Chairman’s view: What’s responsible for the declining rate of construction output?

Chairman’s view: What’s responsible for the declining rate of construction output?

15th May 2018 | David Jackson

I’ve been reading the initial findings from an official Government review into the gap between planning permission being given for new homes and them actually being built, and some of the comments have set me thinking.

Review chairman Sir Oliver Letwin MP says early findings suggest the building industry’s biggest problems are not to do with a lack of skilled workers or a shortage of materials but more about the way developers sell new homes.

Sir Oliver says he is ‘not persuaded’ that the reasons given by Britain’s biggest house builders for the slow rate of homebuilding were true, and accuses them of drip-feeding new homes on major developments to maintain their profits.   

On a broader scale, discussions with our team of regional auditors have thrown up three reasons that are currently contributing to something of a slowdown in construction output as a whole: 

1. Several Hudson Contract clients can certainly endorse the experience of drip-building new homes.

2. Many more of our clients in the fit-out sector report their orders are shrinking because retailers and restaurants are closing on high streets and in shopping centres nationwide. 

3. The Carillion bankruptcy repercussions are leading to stop-start phased building on commercial sites.
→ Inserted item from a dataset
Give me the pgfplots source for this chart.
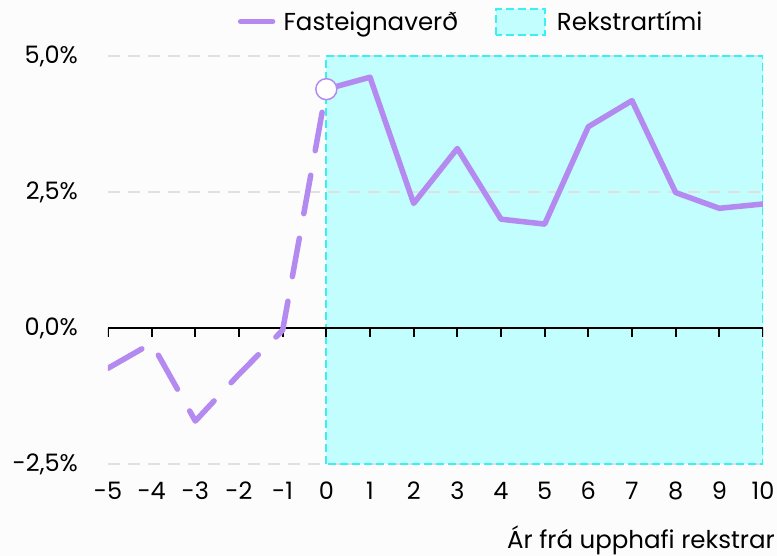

Some public works contracts have ground to a halt pending the appointment of a new main contractor.  The ripple effect then results in specialist second-tier contractors being forced into closure by Carillion's 120-day credit strangulation.

Here’s what I’m thinking:

Firstly, why risk your business, your capital investment, and all you've built up over the years waiting for five months to be paid, if at all – and if in full? We’ve been talking about shorter payment periods on government contracts for so long . . . surely now it is time for deeds, not words.

Secondly, I take issue with Sir Oliver Letwin about skills shortages.  This is certainly a factor in some regions, including Greater London.  And it’s not only me who believes this.  The Department for Education agrees . . . illustrating a lack of government joined-up thinking.